Task description - Pick out each line with the word "chart" from the material that follows.

Information supplied -
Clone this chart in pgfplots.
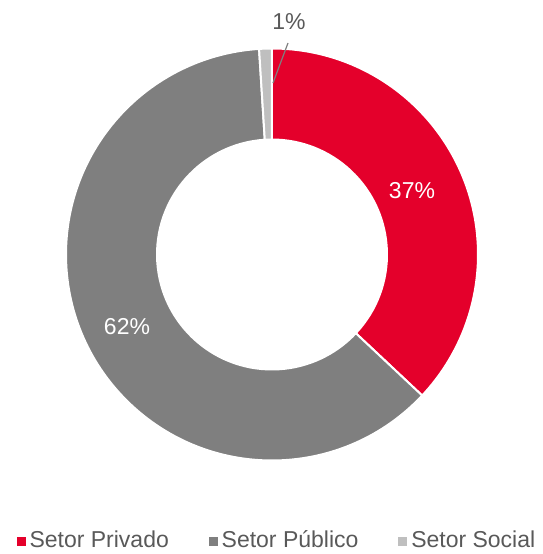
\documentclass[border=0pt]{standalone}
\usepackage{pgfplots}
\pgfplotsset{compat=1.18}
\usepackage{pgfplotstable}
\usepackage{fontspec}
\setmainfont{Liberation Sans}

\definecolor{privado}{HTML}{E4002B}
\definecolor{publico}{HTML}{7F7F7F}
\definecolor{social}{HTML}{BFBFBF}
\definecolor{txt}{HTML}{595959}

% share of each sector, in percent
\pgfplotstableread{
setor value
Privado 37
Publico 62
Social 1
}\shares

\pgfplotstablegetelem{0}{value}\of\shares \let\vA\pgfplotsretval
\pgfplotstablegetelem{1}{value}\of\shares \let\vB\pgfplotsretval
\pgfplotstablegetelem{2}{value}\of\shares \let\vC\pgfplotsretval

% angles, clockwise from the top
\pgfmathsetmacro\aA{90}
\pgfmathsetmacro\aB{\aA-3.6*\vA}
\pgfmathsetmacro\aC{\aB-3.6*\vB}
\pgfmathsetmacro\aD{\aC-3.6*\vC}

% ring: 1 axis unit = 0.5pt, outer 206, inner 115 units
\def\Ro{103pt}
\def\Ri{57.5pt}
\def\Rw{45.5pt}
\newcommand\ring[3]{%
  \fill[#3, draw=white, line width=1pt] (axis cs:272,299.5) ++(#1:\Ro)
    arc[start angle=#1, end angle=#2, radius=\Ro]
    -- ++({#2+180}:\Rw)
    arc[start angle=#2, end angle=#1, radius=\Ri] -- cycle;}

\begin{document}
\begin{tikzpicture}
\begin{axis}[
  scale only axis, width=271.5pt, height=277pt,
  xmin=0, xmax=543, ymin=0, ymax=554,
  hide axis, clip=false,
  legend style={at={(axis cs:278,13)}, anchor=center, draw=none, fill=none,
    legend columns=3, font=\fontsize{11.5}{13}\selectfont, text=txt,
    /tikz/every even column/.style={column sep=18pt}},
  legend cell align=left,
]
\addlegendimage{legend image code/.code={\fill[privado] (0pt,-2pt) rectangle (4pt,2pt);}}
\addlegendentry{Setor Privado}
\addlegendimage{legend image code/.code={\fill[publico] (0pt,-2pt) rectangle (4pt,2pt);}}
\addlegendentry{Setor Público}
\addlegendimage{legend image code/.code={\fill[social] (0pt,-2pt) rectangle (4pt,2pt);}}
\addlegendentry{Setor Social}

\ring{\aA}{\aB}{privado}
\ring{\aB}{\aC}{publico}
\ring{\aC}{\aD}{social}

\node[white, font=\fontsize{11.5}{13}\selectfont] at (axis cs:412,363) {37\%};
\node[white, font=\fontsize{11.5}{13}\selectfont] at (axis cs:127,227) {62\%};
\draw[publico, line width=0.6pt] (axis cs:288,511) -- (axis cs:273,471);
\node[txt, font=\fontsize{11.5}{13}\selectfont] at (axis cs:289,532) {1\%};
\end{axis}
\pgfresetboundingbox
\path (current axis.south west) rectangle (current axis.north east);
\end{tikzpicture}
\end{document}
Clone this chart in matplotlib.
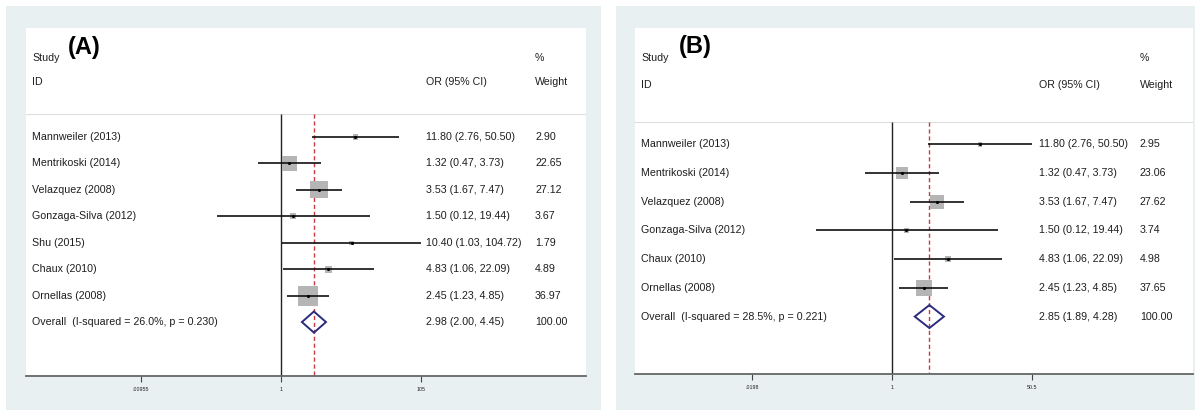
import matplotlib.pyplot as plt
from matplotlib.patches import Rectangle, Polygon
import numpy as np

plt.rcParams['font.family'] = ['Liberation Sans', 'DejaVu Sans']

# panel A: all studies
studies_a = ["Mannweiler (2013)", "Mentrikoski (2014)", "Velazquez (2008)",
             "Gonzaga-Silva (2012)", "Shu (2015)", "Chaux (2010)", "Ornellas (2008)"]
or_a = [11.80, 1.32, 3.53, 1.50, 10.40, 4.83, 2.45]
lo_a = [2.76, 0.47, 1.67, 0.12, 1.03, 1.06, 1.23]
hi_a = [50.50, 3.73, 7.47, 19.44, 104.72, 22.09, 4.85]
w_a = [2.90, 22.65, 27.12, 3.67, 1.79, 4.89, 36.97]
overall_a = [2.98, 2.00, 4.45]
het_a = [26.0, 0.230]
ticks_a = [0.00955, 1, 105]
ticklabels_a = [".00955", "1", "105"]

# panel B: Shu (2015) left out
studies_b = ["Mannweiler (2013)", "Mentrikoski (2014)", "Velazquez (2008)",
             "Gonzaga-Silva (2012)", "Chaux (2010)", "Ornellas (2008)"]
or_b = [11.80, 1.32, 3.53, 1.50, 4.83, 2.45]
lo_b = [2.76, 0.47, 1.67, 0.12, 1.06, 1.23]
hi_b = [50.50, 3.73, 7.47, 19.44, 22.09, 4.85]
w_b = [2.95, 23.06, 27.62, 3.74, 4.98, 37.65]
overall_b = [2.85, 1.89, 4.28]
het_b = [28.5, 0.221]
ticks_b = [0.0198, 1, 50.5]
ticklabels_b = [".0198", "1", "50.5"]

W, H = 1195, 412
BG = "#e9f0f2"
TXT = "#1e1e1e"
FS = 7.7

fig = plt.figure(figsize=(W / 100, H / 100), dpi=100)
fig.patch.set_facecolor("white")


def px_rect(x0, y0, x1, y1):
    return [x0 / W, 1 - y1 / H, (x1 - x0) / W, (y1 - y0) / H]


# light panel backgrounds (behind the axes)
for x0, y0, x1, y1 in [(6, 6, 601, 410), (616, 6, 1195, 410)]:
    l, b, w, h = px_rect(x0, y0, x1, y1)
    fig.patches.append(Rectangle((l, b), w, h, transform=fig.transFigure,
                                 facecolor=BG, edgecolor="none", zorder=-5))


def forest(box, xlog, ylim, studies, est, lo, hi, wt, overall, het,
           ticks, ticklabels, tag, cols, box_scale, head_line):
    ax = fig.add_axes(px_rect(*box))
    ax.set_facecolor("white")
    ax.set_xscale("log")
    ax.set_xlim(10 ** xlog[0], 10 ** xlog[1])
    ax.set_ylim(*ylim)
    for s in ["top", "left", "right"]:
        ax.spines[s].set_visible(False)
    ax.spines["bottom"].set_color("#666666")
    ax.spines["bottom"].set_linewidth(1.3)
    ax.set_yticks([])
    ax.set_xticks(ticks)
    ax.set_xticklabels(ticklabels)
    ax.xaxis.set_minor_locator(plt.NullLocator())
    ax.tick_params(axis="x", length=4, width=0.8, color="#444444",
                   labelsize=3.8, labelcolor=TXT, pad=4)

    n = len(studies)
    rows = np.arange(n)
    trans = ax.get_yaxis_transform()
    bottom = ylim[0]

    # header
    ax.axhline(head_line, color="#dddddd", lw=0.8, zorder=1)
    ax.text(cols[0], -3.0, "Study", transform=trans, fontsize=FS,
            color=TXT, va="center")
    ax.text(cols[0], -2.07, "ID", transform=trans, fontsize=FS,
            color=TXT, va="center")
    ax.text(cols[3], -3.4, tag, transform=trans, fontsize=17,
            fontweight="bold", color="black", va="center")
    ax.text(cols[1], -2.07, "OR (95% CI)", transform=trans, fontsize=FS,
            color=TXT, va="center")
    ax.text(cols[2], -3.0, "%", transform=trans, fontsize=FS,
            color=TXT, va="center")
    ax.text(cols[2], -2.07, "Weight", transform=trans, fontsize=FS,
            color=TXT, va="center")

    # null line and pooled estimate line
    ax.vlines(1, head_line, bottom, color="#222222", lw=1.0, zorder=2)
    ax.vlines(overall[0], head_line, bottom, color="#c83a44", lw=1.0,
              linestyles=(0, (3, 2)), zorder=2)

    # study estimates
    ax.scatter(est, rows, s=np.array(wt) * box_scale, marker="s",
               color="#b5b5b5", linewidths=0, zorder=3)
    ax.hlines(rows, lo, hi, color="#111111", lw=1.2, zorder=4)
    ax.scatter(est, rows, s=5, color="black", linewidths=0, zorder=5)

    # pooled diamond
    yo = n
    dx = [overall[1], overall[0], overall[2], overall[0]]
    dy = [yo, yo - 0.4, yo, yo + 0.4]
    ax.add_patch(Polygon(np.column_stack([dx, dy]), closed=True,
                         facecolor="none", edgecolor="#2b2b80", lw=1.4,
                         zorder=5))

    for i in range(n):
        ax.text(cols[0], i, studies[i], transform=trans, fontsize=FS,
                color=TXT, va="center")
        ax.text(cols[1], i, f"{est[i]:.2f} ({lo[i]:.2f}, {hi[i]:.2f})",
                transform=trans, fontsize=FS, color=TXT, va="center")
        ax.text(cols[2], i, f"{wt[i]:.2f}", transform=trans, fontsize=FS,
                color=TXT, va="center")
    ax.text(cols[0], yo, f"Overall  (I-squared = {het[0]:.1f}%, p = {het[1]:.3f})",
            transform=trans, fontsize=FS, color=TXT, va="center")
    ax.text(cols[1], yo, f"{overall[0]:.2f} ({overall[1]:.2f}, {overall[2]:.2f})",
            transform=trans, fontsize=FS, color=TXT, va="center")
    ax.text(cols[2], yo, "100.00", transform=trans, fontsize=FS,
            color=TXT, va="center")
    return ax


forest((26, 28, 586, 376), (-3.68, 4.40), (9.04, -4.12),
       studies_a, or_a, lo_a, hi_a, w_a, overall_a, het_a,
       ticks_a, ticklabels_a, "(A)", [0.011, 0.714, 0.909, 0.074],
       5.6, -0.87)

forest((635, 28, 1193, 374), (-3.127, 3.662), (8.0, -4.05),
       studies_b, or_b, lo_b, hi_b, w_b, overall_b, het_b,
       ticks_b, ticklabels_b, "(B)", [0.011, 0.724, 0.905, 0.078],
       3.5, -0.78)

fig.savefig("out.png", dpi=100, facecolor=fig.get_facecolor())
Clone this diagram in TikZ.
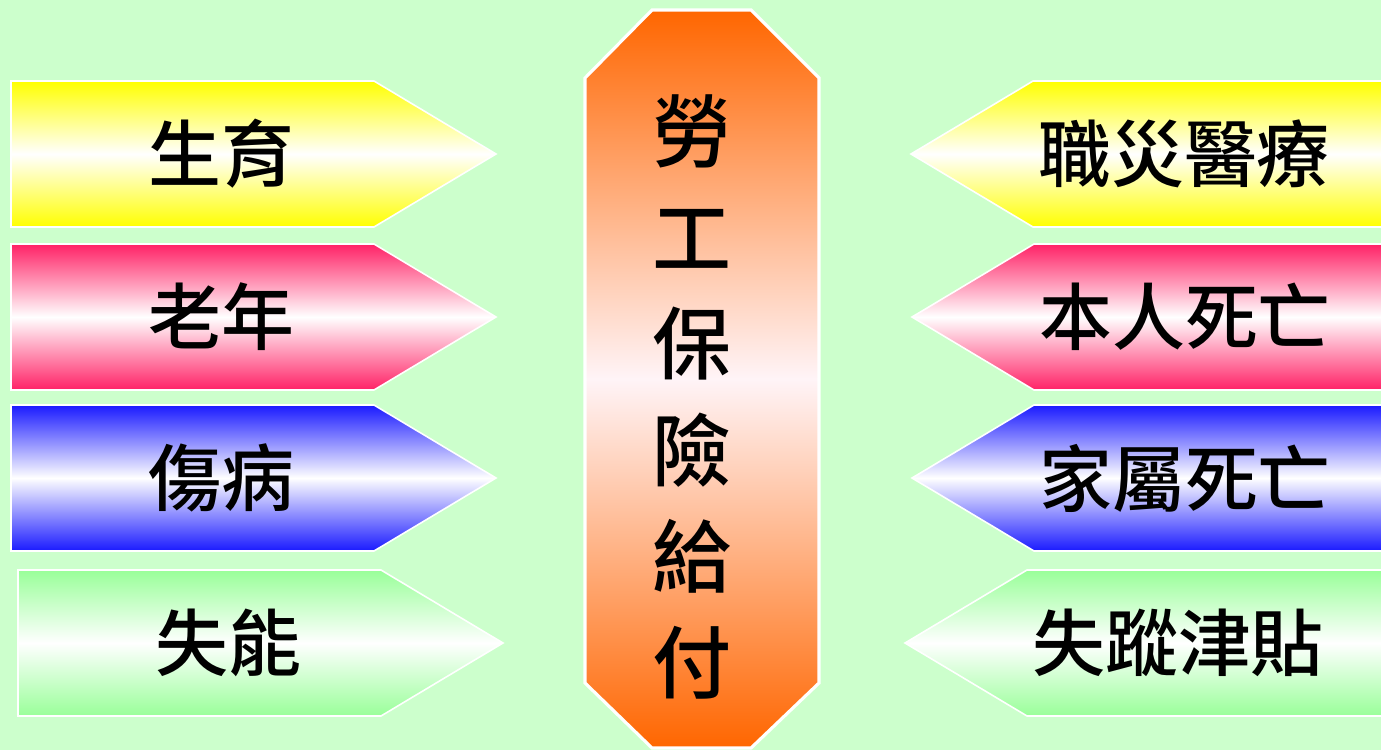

Complete response -
Clone this chart in pgfplots.
Clone this chart in matplotlib.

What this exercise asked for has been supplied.